High-Resolution Mass Spectrometry (HRMS)

HRMS was used to analyze SOA chemical composition. SOA was extracted from the filters by shaking the filters in acetonitrile for 5 min. The solvent volume was chosen to achieve a concentration of SOA in acetonitrile of 400 μg mL^–1 assuming 100% extraction efficiency. Then an equal amount of water was added so that the SOA concentration would be 200 μg mL^–1 for HRMS analysis.

The instrument has been described previously in Chin et al.⁴³ A 10 μL aliquot of sample was injected into a Phenomenex Luna Omega Polar C18, 150 × 2.1 mm² column, with 1.6 μm particles and 100 Å pores for ultrahigh performance liquid chromatography (UPLC) separation and photodiode array (PDA) detection. The PDA detector was followed by a Thermo Q-Exactive Plus mass spectrometer with a heated electrospray ionization inlet and a resolving power of 1.4 × 10⁵ at m/z 400, which was operated in both positive (spray voltage +3.5 kV) and negative (spray voltage −2.5 kV) ion modes.⁴³ The UPLC solvents were water acidified to pH 3 with 0.1 wt % formic acid (solvent A) and acetonitrile acidified with 0.1 wt % formic acid (solvent B). The gradient was 95% solvent A and 5% solvent B for 3 min, followed by a linear ramp to 95% solvent B and 5% solvent A from for 11 min, a hold at 95% solvent B for 2 min, and finally a linear ramp back to 95% solvent A and 5% solvent B for 4 min in preparation for the next run.

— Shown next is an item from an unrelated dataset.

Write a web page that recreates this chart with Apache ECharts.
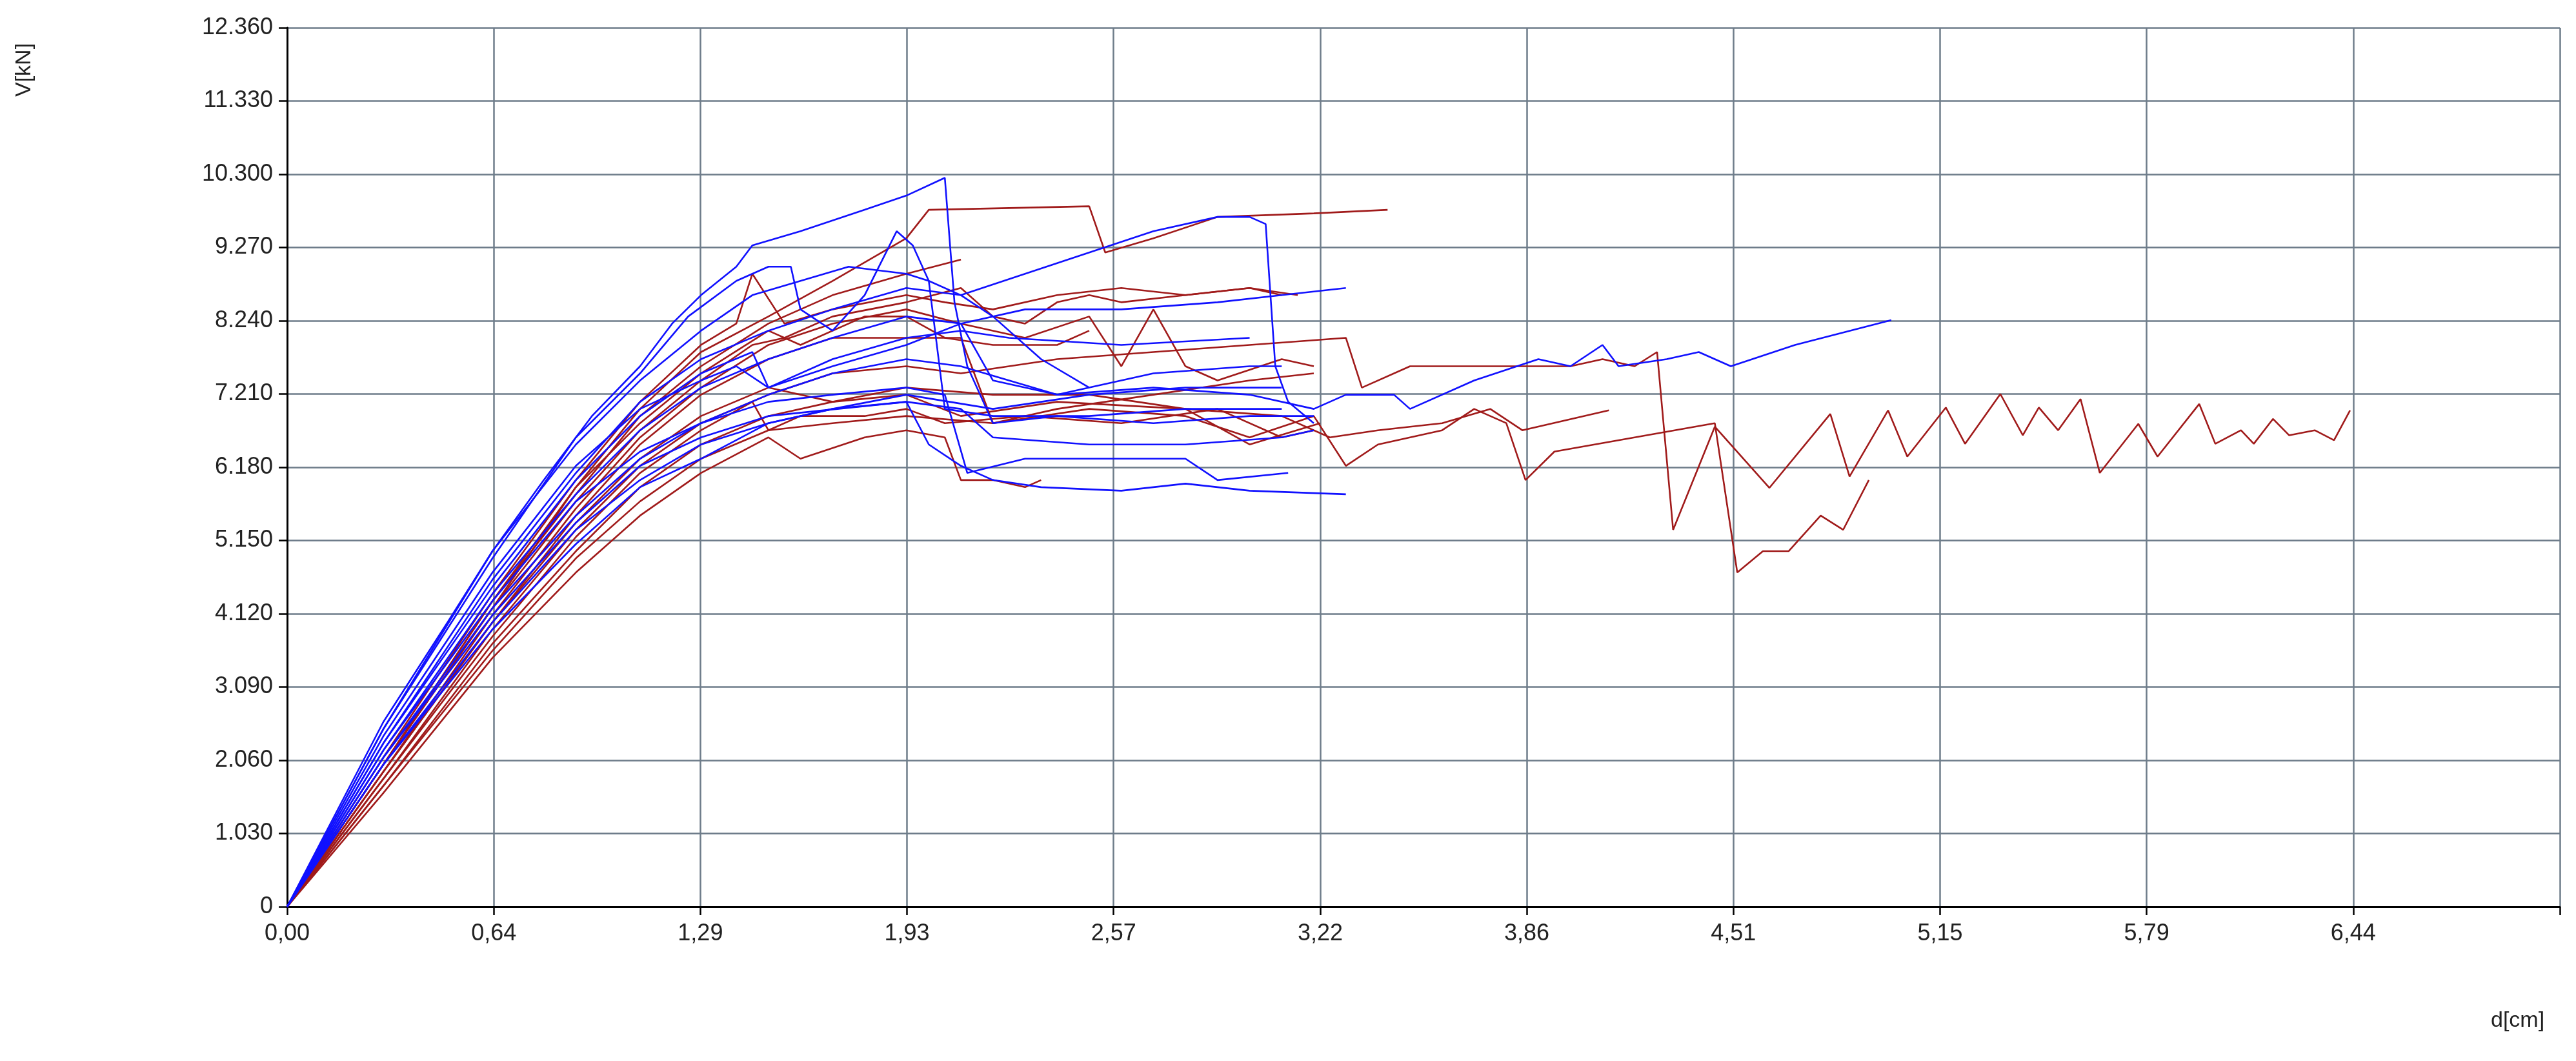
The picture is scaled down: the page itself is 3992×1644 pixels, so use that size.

FreeStyle 1.6 from Thermo Scientific was used to generate a raw time-integrated mass spectrum by integrating over the full total ion chromatogram (1–18 min). Peaks and their relative intensities were then extracted from the time-integrated mass spectrum using Decon2LS (https://omics.pnl.gov/software/decontools-decon2ls), and peaks representing ¹³C compounds were removed. Peaks from the solvent and SOA samples were then aligned with a tolerance of 0.0005 m/z, and peaks with equal or greater intensity in the solvent than in the samples were also removed. The resultant mass spectra were assigned within a tolerance of 0.0005 m/z to a formula of [C_cH_hO_xN_0–3 + Na]⁺ and [C_cH_hO_xN_0–3 + H]⁺ for positive ion mode and [C_cH_hO_xN_0–3 – H]⁻ for negative ion mode. The internal calibration of the m/z axis in both ion modes was verified using the assigned peaks, and the calibration was adjusted where necessary. This internal calibration improved the m/z accuracy, leading to a few additional assignments for peaks that could not be assigned within 0.0005 m/z in the uncalibrated mass spectra. Neutral formulas were calculated from the assigned ions by taking into account the ionization mode, and the two modes were clustered together. The mass spectra and elemental ratios presented here refer to the combined peak abundance in the positive and negative ion mode data referenced to formulas of the un-ionized SOA compounds.